For 30 years or so I have been curious about my Irish roots. I’ve always known that I come from an Irish family on my father’s side and a Welsh family on my mother’s side. But I could never quite fathom how, given my celtic heritage, I ended up being born in a council flat in West Bromwich, an industrial town in the Black Country, north of Birmingham, UK. And no one was telling.

I’ve always wanted to find out more about my family but for some reason or other, they seemed reluctant to share, playing down the Irishness. Looking back, as a child of the 1970’s when, thanks to the “Troubles”,  being Irish was about as popular in England as syphilis, I can understand why aunts, uncles, cousins were so keen to throw off their “‘tik” paddy shackles. I have had several surname changes, been given a decidedly royal first name and constant admissions from my mother that she had “married beneath her” and that I shouldn’t really be here.

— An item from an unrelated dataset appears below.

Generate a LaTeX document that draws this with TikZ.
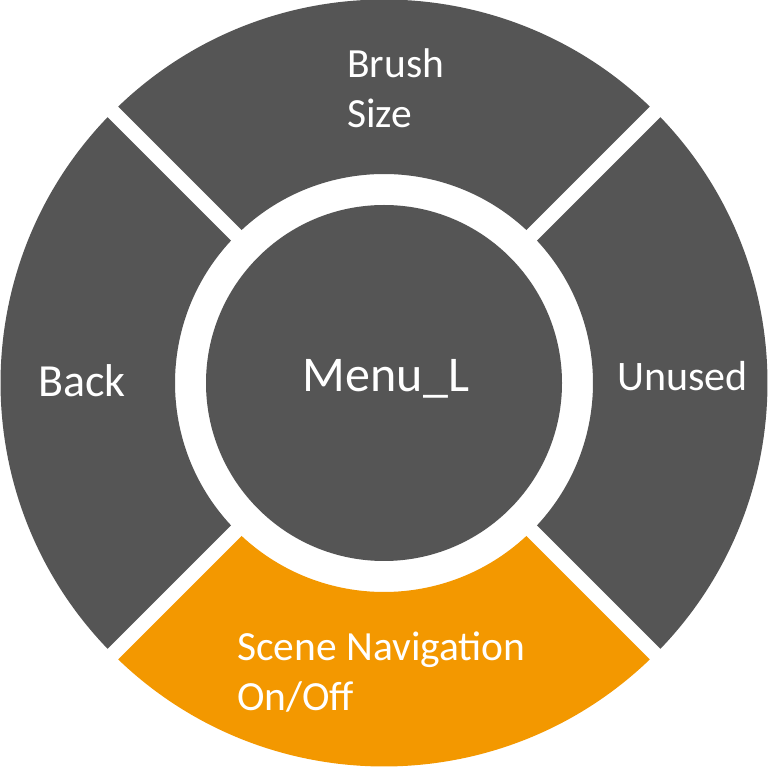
\documentclass[tikz,border=0pt]{standalone}
\usepackage{fontspec}
\setmainfont{Carlito}
\definecolor{sectorgray}{HTML}{555555}
\definecolor{menuorange}{HTML}{F39800}
\tikzset{
  sectorfill/.style={fill=#1},
  hubstyle/.style={circle, fill=sectorgray, minimum size=356pt, inner sep=0pt},
  biglabel/.style={text=white, inner sep=0pt, font=\fontsize{50}{60}\selectfont},
  smalllabel/.style={text=white, inner sep=0pt, align=left, font=\fontsize{41.5}{50}\selectfont},
}
\begin{document}
\begin{tikzpicture}[x=1pt,y=1pt]
\useasboundingbox (0,0) rectangle (768,766);
\fill[white] (0,0) rectangle (768,766);
\begin{scope}[shift={(384,383)}]
\def\rO{383.5}
\def\rI{209}
\pgfmathsetmacro\dO{asin(7.5/383.5)}
\pgfmathsetmacro\dI{asin(7.5/209)}
\foreach \a/\c in {90/sectorgray, 0/sectorgray, 180/sectorgray, 270/menuorange}{
  \fill[sectorfill=\c] (\a-45+\dO:\rO) arc[start angle=\a-45+\dO, end angle=\a+45-\dO, radius=\rO]
    -- (\a+45-\dI:\rI) arc[start angle=\a+45-\dI, end angle=\a-45+\dI, radius=\rI] -- cycle;
}
\node[hubstyle] (hub) at (0,0) {};
\end{scope}
\node[biglabel, anchor=base] (menul) at (386,374.3) {Menu\_L};
\node[biglabel, font=\fontsize{46}{56}\selectfont, anchor=base west] (back) at (38,369.3) {Back};
\node[smalllabel, font=\fontsize{42}{50}\selectfont, anchor=base west] (unused) at (617,375.3) {Unused};
\node[smalllabel, anchor=base west] (brush) at (347,638.3) {Brush\\Size};
\node[smalllabel, anchor=base west] (scene) at (237,55.3) {Scene Navigation\\On/Off};
\end{tikzpicture}
\end{document}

Yet despite attempts, the Irishness of my culture was too ingrained in my paternal family, so that I dipped in and out of a strange world of Roman Catholicism – crucifixes over the bed and in each room; tin trays with a picture of the Pope on, a boss-eyed Mary in the kitchen, the priest who my grandmother Kate had framed in a photo in her lounge… a world of McCarthys and Clarkes who could never tell me where they really were from, they just “were”. A world of music and dancing, of “would ye ever just behave?” A family who were always pleased to see me, yet who seemed to be kept away from me. A secret family.

I knew that somewhere, someplace, there was a cupboard just brimming full of secrets… but where to begin?

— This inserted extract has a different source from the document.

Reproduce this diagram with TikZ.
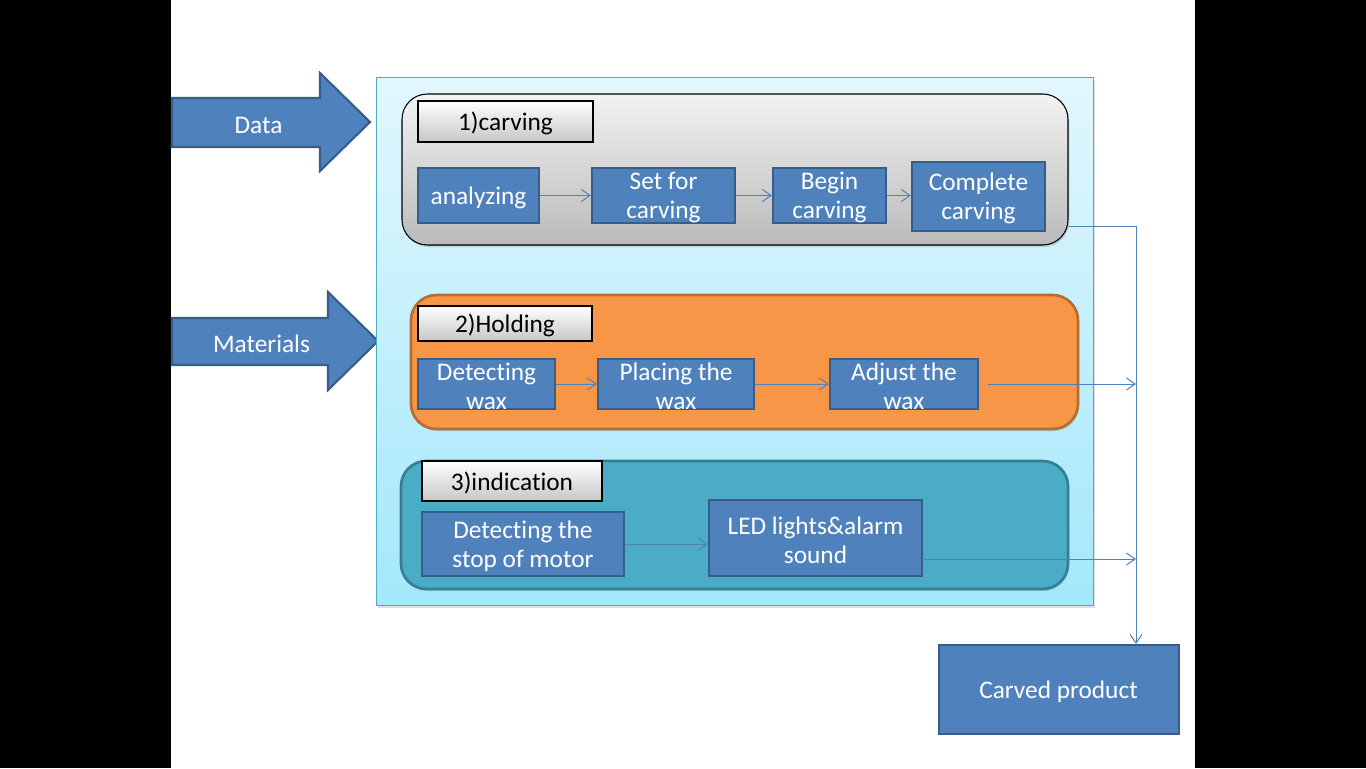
\documentclass[tikz,border=0pt]{standalone}
\usepackage{fontspec}
\setmainfont{Carlito}[Ligatures=NoCommon]
\usetikzlibrary{arrows.meta,shadows,fit}
\definecolor{boxblue}{HTML}{4F81BD}
\definecolor{boxedge}{HTML}{385D8A}
\definecolor{lbtop}{HTML}{E2F7FD}
\definecolor{lbbot}{HTML}{A3E8FB}
\definecolor{lbedge}{HTML}{4BACC6}
\definecolor{holdfill}{HTML}{F79646}
\definecolor{holdedge}{HTML}{B66D31}
\definecolor{indfill}{HTML}{4BACC6}
\definecolor{indedge}{HTML}{357F93}
\definecolor{connc}{HTML}{4F81BD}
\begin{document}
\begin{tikzpicture}[x=0.75pt,y=-0.75pt,
  proc/.style={draw=boxedge, fill=boxblue, line width=1.6pt, inner sep=0pt},
  txt/.style={text=white, align=center, font=\fontsize{19}{21.75}\selectfont, inner sep=0pt, yshift=-1.5pt},
  ttl/.style={draw=black, line width=0.8pt, top color=white, bottom color=black!22, inner sep=0pt,
     drop shadow={shadow xshift=1pt, shadow yshift=-1pt, opacity=0.35}},
  ttltxt/.style={text=black, font=\fontsize{19}{21.75}\selectfont, inner sep=0pt, yshift=-1.5pt},
  conn/.style={draw=connc, line width=0.75pt, -{Straight Barb[length=6.5pt,width=9pt]}},
  bigarrow/.style={fill=boxblue, draw=boxedge, line width=1.6pt, line join=miter},
]
\fill[black] (0,0) rectangle (1366,768);
\fill[white] (171,0) rectangle (1195,768);
\useasboundingbox (0,0) rectangle (1366,768);

% input arrows
\draw[bigarrow] (172,98) -- (320,98) -- (320,73) -- (370,122) -- (320,171) -- (320,147) -- (172,147) -- cycle;
\node[txt] (data) at (258.5,123) {Data};
\draw[bigarrow] (172,318) -- (328,318) -- (328,292) -- (378,341) -- (328,390) -- (328,365) -- (172,365) -- cycle;
\node[txt] (mat) at (261.5,342) {Materials};

% big container
\node[fit={(376,77) (1093,605)}, inner sep=0pt, draw=lbedge, line width=0.75pt,
      top color=lbtop, bottom color=lbbot,
      drop shadow={shadow xshift=1.5pt, shadow yshift=-2pt, opacity=0.25}] (main) {};

% group 1
\node[fit={(402,94) (1068,245)}, inner sep=0pt, rounded corners=19pt, draw=black, line width=0.8pt,
      top color=black!5, bottom color=black!27,
      drop shadow={shadow xshift=1pt, shadow yshift=-1.5pt, opacity=0.3}] (carving) {};
\node[ttl, fit={(418,101) (593,142)}] (t1) {};
\node[ttltxt] (t1txt) at (t1.center) {1)carving};

\node[proc, fit={(418,168) (539,223)}] (an) {};
\node[txt] (antxt) at (an.center) {analyzing};
\node[proc, fit={(592,168) (735,223)}] (sfc) {};
\node[txt] (sfctxt) at (sfc.center) {Set for\\carving};
\node[proc, fit={(773,168) (886,223)}] (bc) {};
\node[txt] (bctxt) at (bc.center) {Begin\\carving};
\node[proc, fit={(912,162) (1045,231)}] (cc) {};
\node[txt] (cctxt) at (cc.center) {Complete\\carving};

% group 2
\node[fit={(411,295) (1078,429)}, inner sep=0pt, rounded corners=19pt, draw=holdedge, line width=2pt,
      fill=holdfill, drop shadow={shadow xshift=1pt, shadow yshift=-1.5pt, opacity=0.3}] (holding) {};
\node[ttl, fit={(418,306) (592,341)}] (t2) {};
\node[ttltxt] (t2txt) at (t2.center) {2)Holding};

\node[proc, fit={(418,359) (555,409)}] (dw) {};
\node[txt] (dwtxt) at (dw.center) {Detecting\\wax};
\node[proc, fit={(598,359) (754,409)}] (pw) {};
\node[txt] (pwtxt) at (pw.center) {Placing the\\wax};
\node[proc, fit={(830,359) (978,409)}] (aw) {};
\node[txt] (awtxt) at (aw.center) {Adjust the\\wax};

% group 3
\node[fit={(401,461) (1068,589)}, inner sep=0pt, rounded corners=19pt, draw=indedge, line width=2pt,
      fill=indfill, drop shadow={shadow xshift=1pt, shadow yshift=-1.5pt, opacity=0.3}] (indic) {};
\node[ttl, fit={(422,461) (602,501)}] (t3) {};
\node[ttltxt] (t3txt) at (t3.center) {3)indication};

\node[proc, fit={(422,512) (624,576)}] (ds) {};
\node[txt] (dstxt) at (ds.center) {Detecting the\\stop of motor};
\node[proc, fit={(709,500) (922,576)}] (led) {};
\node[txt] (ledtxt) at (led.center) {LED lights\&alarm\\sound};

% output
\node[proc, fit={(939,645) (1179,734)}] (cp) {};
\node[txt] (cptxt) at (1058.5,690) {Carved product};

% connectors
\draw[conn] (an.east) -- (sfc.west);
\draw[conn] (sfc.east) -- (bc.west);
\draw[conn] (bc.east) -- (bc.east -| cc.west);
\draw[conn] (dw.east) -- (pw.west);
\draw[conn] (pw.east) -- (aw.west);
\draw[conn] (ds.east) -- (ds.east -| led.west);

\coordinate (bus) at (1136,226);
\draw[conn] (carving.east |- bus) -- (bus) -- (bus |- cp.north);
\draw[conn] ([xshift=6.75pt]aw.east) -- (aw.east -| bus);
\coordinate (ledout) at (922,559);
\draw[conn] (ledout) -- (ledout -| bus);
\end{tikzpicture}
\end{document}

My family is fractured, I am isolated. Nothing to do with this history and so irrelevant other than this making it more difficult for me to find the key to the cupboard. For years I have been unable to find information about them. Irish census records are few and far between following a fire in Dublin in 1922, so that whilst I could find out about my maternal ancestors, my paternal tribe remained elusive. Until recently….

Thanks to the internet, I have found my family. And this summer I am off in my mini, to visit the land of my fathers and to reconnect with the people who are in my blood. I found the key to the cupboard of secrets. I have opened the door…and for the first time in my life, I know who I am… yet I feel that I already knew.